After viewing this film, it becomes all too evident that these large corporations have too much power, whose mandate is not the common good of the people, and who will go to any lengths, legally and otherwise, in the pursuit of profit and the bottom line.
This is one of very few movies I can watch multiple times. When I return to it I find intelligent questions and responses. If anything, this movie (in its 3-hour form) is too short as some questions go unanswered. The movie holds my attention for the duration and I want to see more.
For instance, the movie covered Arcata, CA capping the number of chain restaurants in their city to nine. But the speaker list in the movie didn’t include someone asking where the crap-wage jobs would go, jobs that more chain restaurants would have brought in. These aren’t jobs one can raise a family on, these aren’t jobs that provide health care, vacation time, paid sick leave, and other amenities we all deserve. However they are jobs. It would have been nice to hear the articulate people that spoke go back and forth on this. I don’t know if this came up, but it seems to me something we could benefit from hearing about.

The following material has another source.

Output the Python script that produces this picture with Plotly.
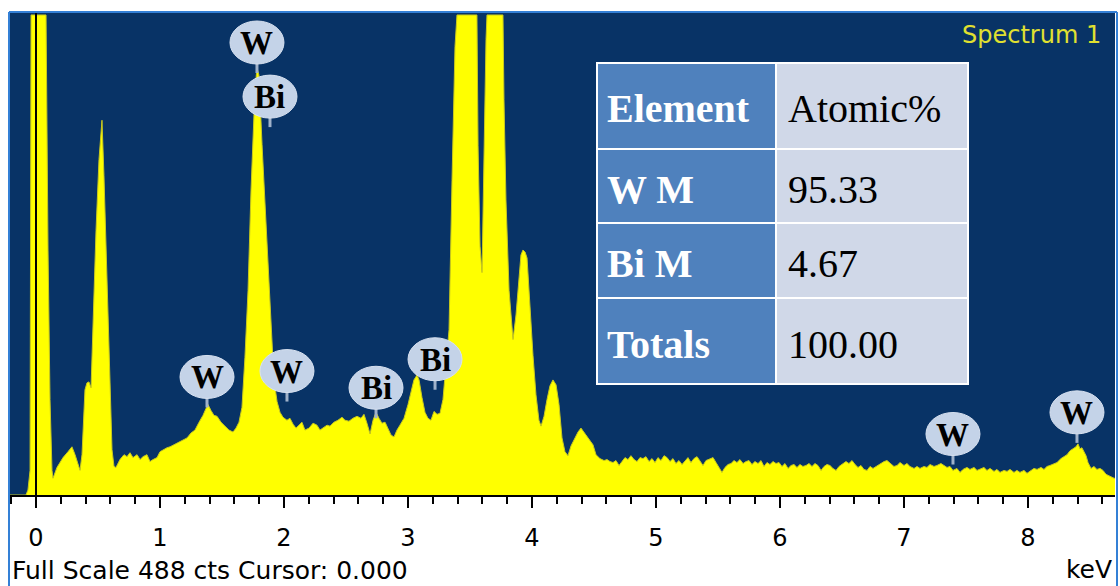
import plotly.graph_objects as go

# ---- spectrum data (energy in keV, intensity in counts) ----
energy_kev = [
    -0.210, -0.081, -0.065, -0.048, -0.040, 0.081, 0.097, 0.113, 0.129, 0.137,
    0.169, 0.218, 0.258, 0.290, 0.315, 0.339, 0.355, 0.371, 0.395, 0.411,
    0.427, 0.444, 0.460, 0.484, 0.508, 0.532, 0.548, 0.565, 0.581, 0.597,
    0.613, 0.629, 0.645, 0.677, 0.710, 0.734, 0.758, 0.782, 0.815, 0.839,
    0.863, 0.895, 0.919, 0.944, 0.976, 1.000, 1.024, 1.056, 1.081, 1.113,
    1.145, 1.185, 1.218, 1.250, 1.282, 1.315, 1.347, 1.371, 1.387, 1.411,
    1.435, 1.460, 1.492, 1.524, 1.556, 1.589, 1.613, 1.637, 1.661, 1.685,
    1.710, 1.734, 1.750, 1.766, 1.782, 1.798, 1.823, 1.839, 1.855, 1.871,
    1.895, 1.919, 1.944, 1.968, 1.992, 2.024, 2.048, 2.073, 2.097, 2.121,
    2.145, 2.169, 2.202, 2.234, 2.266, 2.290, 2.315, 2.347, 2.371, 2.403,
    2.435, 2.468, 2.492, 2.524, 2.556, 2.589, 2.621, 2.645, 2.669, 2.694,
    2.718, 2.742, 2.766, 2.790, 2.815, 2.839, 2.863, 2.887, 2.911, 2.935,
    2.968, 3.000, 3.024, 3.048, 3.073, 3.089, 3.113, 3.137, 3.161, 3.185,
    3.210, 3.234, 3.258, 3.282, 3.306, 3.331, 3.355, 3.379, 3.395, 3.556,
    3.565, 3.581, 3.597, 3.613, 3.629, 3.637, 3.766, 3.774, 3.790, 3.815,
    3.847, 3.871, 3.895, 3.911, 3.927, 3.944, 3.960, 3.984, 4.008, 4.032,
    4.056, 4.073, 4.097, 4.121, 4.145, 4.169, 4.194, 4.218, 4.242, 4.266,
    4.290, 4.315, 4.339, 4.371, 4.395, 4.419, 4.444, 4.468, 4.492, 4.516,
    4.548, 4.581, 4.605, 4.629, 4.653, 4.677, 4.702, 4.726, 4.750, 4.774,
    4.798, 4.823, 4.847, 4.871, 4.895, 4.919, 4.944, 4.968, 4.992, 5.016,
    5.040, 5.065, 5.089, 5.113, 5.137, 5.161, 5.185, 5.210, 5.234, 5.258,
    5.282, 5.306, 5.331, 5.355, 5.379, 5.403, 5.435, 5.460, 5.484, 5.508,
    5.532, 5.556, 5.581, 5.605, 5.629, 5.653, 5.677, 5.702, 5.726, 5.750,
    5.774, 5.798, 5.823, 5.847, 5.871, 5.895, 5.919, 5.944, 5.968, 5.992,
    6.016, 6.040, 6.065, 6.089, 6.113, 6.137, 6.161, 6.185, 6.210, 6.234,
    6.258, 6.282, 6.306, 6.331, 6.355, 6.379, 6.403, 6.427, 6.452, 6.476,
    6.500, 6.532, 6.556, 6.581, 6.605, 6.629, 6.653, 6.677, 6.702, 6.726,
    6.750, 6.774, 6.806, 6.839, 6.863, 6.887, 6.919, 6.944, 6.968, 7.000,
    7.024, 7.048, 7.081, 7.105, 7.129, 7.161, 7.185, 7.210, 7.242, 7.266,
    7.298, 7.323, 7.347, 7.371, 7.395, 7.427, 7.452, 7.476, 7.508, 7.532,
    7.565, 7.589, 7.613, 7.645, 7.669, 7.694, 7.726, 7.750, 7.774, 7.806,
    7.831, 7.855, 7.887, 7.911, 7.935, 7.968, 7.992, 8.016, 8.048, 8.073,
    8.105, 8.129, 8.153, 8.177, 8.210, 8.234, 8.266, 8.290, 8.315, 8.339,
    8.363, 8.387, 8.403, 8.419, 8.435, 8.452, 8.468, 8.484, 8.508, 8.532,
    8.556, 8.581, 8.605, 8.629, 8.661, 8.694, 8.718,
]
counts = [
    0, 0, 5, 25, 488, 488, 249, 97, 25, 17,
    28, 38, 44, 49, 41, 31, 25, 41, 107, 114,
    115, 109, 183, 269, 341, 381, 325, 254, 178, 97,
    46, 29, 28, 36, 41, 39, 43, 38, 41, 36,
    39, 41, 34, 36, 38, 44, 46, 48, 49, 51,
    53, 56, 58, 63, 66, 74, 81, 88, 92, 86,
    81, 80, 74, 70, 66, 64, 68, 74, 89, 140,
    208, 310, 371, 412, 434, 427, 356, 315, 275, 226,
    168, 117, 95, 84, 79, 76, 78, 72, 68, 71,
    74, 66, 68, 73, 71, 66, 68, 71, 70, 74,
    76, 79, 76, 75, 78, 80, 78, 82, 73, 62,
    76, 84, 78, 73, 74, 68, 61, 59, 66, 71,
    78, 92, 104, 117, 122, 117, 99, 84, 78, 76,
    85, 82, 83, 97, 132, 168, 320, 456, 488, 488,
    355, 253, 226, 351, 463, 488, 488, 402, 300, 208,
    158, 183, 224, 244, 249, 247, 241, 185, 142, 102,
    76, 70, 80, 97, 111, 117, 112, 92, 58, 44,
    40, 50, 56, 64, 68, 64, 60, 56, 51, 41,
    37, 35, 36, 34, 33, 35, 30, 34, 38, 36,
    40, 36, 34, 38, 37, 39, 34, 37, 33, 38,
    35, 40, 38, 34, 37, 32, 35, 31, 35, 38,
    33, 37, 39, 34, 30, 35, 37, 38, 33, 28,
    23, 28, 31, 32, 35, 33, 36, 32, 34, 35,
    31, 34, 32, 35, 29, 33, 31, 34, 32, 33,
    29, 32, 27, 30, 31, 28, 31, 29, 30, 32,
    29, 32, 30, 25, 29, 31, 30, 27, 25, 29,
    31, 34, 32, 35, 31, 28, 30, 26, 25, 29,
    27, 29, 32, 34, 35, 32, 29, 30, 33, 30,
    32, 29, 27, 29, 27, 29, 28, 31, 29, 30,
    32, 30, 28, 29, 25, 27, 23, 26, 28, 26,
    28, 25, 26, 28, 25, 27, 24, 26, 23, 25,
    24, 26, 23, 25, 23, 25, 22, 24, 27, 26,
    28, 26, 29, 30, 32, 33, 37, 39, 41, 45,
    47, 49, 52, 47, 48, 44, 40, 33, 27, 29,
    26, 27, 25, 21, 19, 17, 17,
]

# ---- identified peaks ----
peak_labels = ["W", "Bi", "W", "W", "Bi", "Bi", "W", "W"]
peak_kev = [1.782, 1.887, 1.379, 2.024, 2.742, 3.218, 7.395, 8.395]
peak_counts = [429, 374, 89, 95, 78, 107, 31, 53]

# ---- quantification table ----
table_header = ["Element", "Atomic%"]
table_elements = ["W M", "Bi M", "Totals"]
table_atomic = ["95.33", "4.67", "100.00"]

# ---- axis / status info ----
x_ticks = [0, 1, 2, 3, 4, 5, 6, 7, 8]
spectrum_name = "Spectrum 1"
full_scale_cts = 488
cursor_kev = 0.0

# ---- page geometry ----
W, H = 1120, 586
ML, MR, MT, MB = 10, 5, 13, 91
PW, PH = W - ML - MR, H - MT - MB
AXIS_Y = H - MB


def paper_x(px):
    return (px - ML) / PW


def paper_y(py):
    return (AXIS_Y - py) / PH


BG_BLUE = "rgb(8,51,102)"
SPEC_YELLOW = "rgb(255,255,0)"
BUBBLE = "rgb(196,211,232)"
STEM = "rgb(160,178,202)"
FRAME = "rgb(52,128,214)"

fig = go.Figure()

fig.add_trace(go.Scatter(
    x=energy_kev, y=counts, mode="lines",
    line=dict(color="rgb(200,200,30)", width=1),
    fill="tozeroy", fillcolor=SPEC_YELLOW,
    hoverinfo="skip", showlegend=False,
))

shapes = []
annotations = []

# cursor marker
shapes.append(dict(type="line", xref="x", yref="paper", x0=cursor_kev, x1=cursor_kev,
                   y0=0, y1=1, line=dict(color="black", width=2), layer="above"))

# peak identification bubbles
for lab, k, c in zip(peak_labels, peak_kev, peak_counts):
    shapes.append(dict(type="line", xref="x", yref="y", xsizemode="pixel", ysizemode="pixel",
                       xanchor=k, yanchor=c, x0=0, x1=0, y0=0, y1=11,
                       line=dict(color=STEM, width=3)))
    shapes.append(dict(type="circle", xref="x", yref="y", xsizemode="pixel", ysizemode="pixel",
                       xanchor=k, yanchor=c, x0=-27, x1=27, y0=9, y1=52,
                       fillcolor=BUBBLE, line=dict(color="rgb(215,225,240)", width=1)))
    annotations.append(dict(x=k, y=c, xref="x", yref="y", yshift=30, showarrow=False,
                            text="<b>%s</b>" % lab, xanchor="center", yanchor="middle",
                            font=dict(family="Liberation Serif", size=33, color="black")))

# quantification table
row_edges = [63, 149, 223, 298, 384]
col_edges = [597, 776, 968]
rows = [table_header] + [[e, a] for e, a in zip(table_elements, table_atomic)]
for r, (left_txt, right_txt) in enumerate(rows):
    y0, y1 = paper_y(row_edges[r + 1]), paper_y(row_edges[r])
    for ci, fill in enumerate(["rgb(79,129,189)", "rgb(208,216,232)"]):
        shapes.append(dict(type="rect", xref="paper", yref="paper",
                           x0=paper_x(col_edges[ci]), x1=paper_x(col_edges[ci + 1]),
                           y0=y0, y1=y1, fillcolor=fill,
                           line=dict(color="white", width=2), layer="above"))
    yc = paper_y((row_edges[r] + row_edges[r + 1]) / 2 + 3)
    annotations.append(dict(x=paper_x(605), y=yc, xref="paper", yref="paper", showarrow=False,
                            xanchor="left", yanchor="middle", text="<b>%s</b>" % left_txt,
                            font=dict(family="Liberation Serif", size=40, color="white")))
    annotations.append(dict(x=paper_x(786), y=yc, xref="paper", yref="paper", showarrow=False,
                            xanchor="left", yanchor="middle", text=right_txt,
                            font=dict(family="Liberation Serif", size=40, color="black")))

# spectrum title
annotations.append(dict(x=paper_x(1103), y=paper_y(35), xref="paper", yref="paper",
                        showarrow=False, xanchor="right", yanchor="middle", text=spectrum_name,
                        font=dict(family="DejaVu Sans", size=24, color="rgb(224,224,48)")))

# status line and unit
annotations.append(dict(x=paper_x(10), y=paper_y(570), xref="paper", yref="paper",
                        showarrow=False, xanchor="left", yanchor="middle",
                        text="Full Scale %d cts Cursor: %.3f" % (full_scale_cts, cursor_kev),
                        font=dict(family="DejaVu Sans", size=25, color="black")))
annotations.append(dict(x=paper_x(1114), y=paper_y(569), xref="paper", yref="paper",
                        showarrow=False, xanchor="right", yanchor="middle", text="keV",
                        font=dict(family="DejaVu Sans", size=25, color="black")))

# panel frame
for (x0, y0, x1, y1) in [(9, 12, 9, H + 2), (9, 12, 1117, 12), (1117, 12, 1117, H + 2)]:
    shapes.append(dict(type="line", xref="paper", yref="paper",
                       x0=paper_x(x0), x1=paper_x(x1), y0=paper_y(y0), y1=paper_y(y1),
                       line=dict(color=FRAME, width=2), layer="above"))

x_left = (ML - 36) / 124.0
x_right = (W - MR - 36) / 124.0

fig.update_layout(
    width=W, height=H,
    margin=dict(l=ML, r=MR, t=MT, b=MB, pad=0),
    paper_bgcolor="white", plot_bgcolor=BG_BLUE,
    showlegend=False,
    shapes=shapes, annotations=annotations,
    xaxis=dict(
        range=[x_left, x_right], tickvals=x_ticks, ticktext=[str(t) for t in x_ticks],
        ticks="outside", ticklen=11, tickwidth=2, tickcolor="black",
        showline=True, linecolor="black", linewidth=2,
        showgrid=False, zeroline=False, ticklabelstandoff=9,
        tickfont=dict(family="DejaVu Sans", size=24, color="black"),
        minor=dict(dtick=0.2, tick0=0, ticks="outside", ticklen=7, tickwidth=2,
                   tickcolor="black", showgrid=False),
        fixedrange=True,
    ),
    yaxis=dict(range=[0, 490], visible=False, fixedrange=True),
)

fig.write_html("out.html")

The examples the movie brings to bear cannot be dismissed: A man getting a desperately-needed pancreas as a result of Michael Moore’s former TV show “The Awful Truth” embarrassing the man’s HMO into paying for a pancreas transplant, Bechtel owning all of the water in Cochabamba, Maj. Gen. Smedley Darlington Butler‘s work paving the way for many big businesses international expansion and the planned corporate coup to overthrow the US government, and who could forget the story about the Monsanto bovine growth hormone Posilac and how reporters Jane Akre and Steve Wilson contravened the FOX news network.
I fear that by the time a majority of Americans become more cognizant of the messages and history presented in this movie we will have suffered millions more needless deaths and seen even greater impoverishment.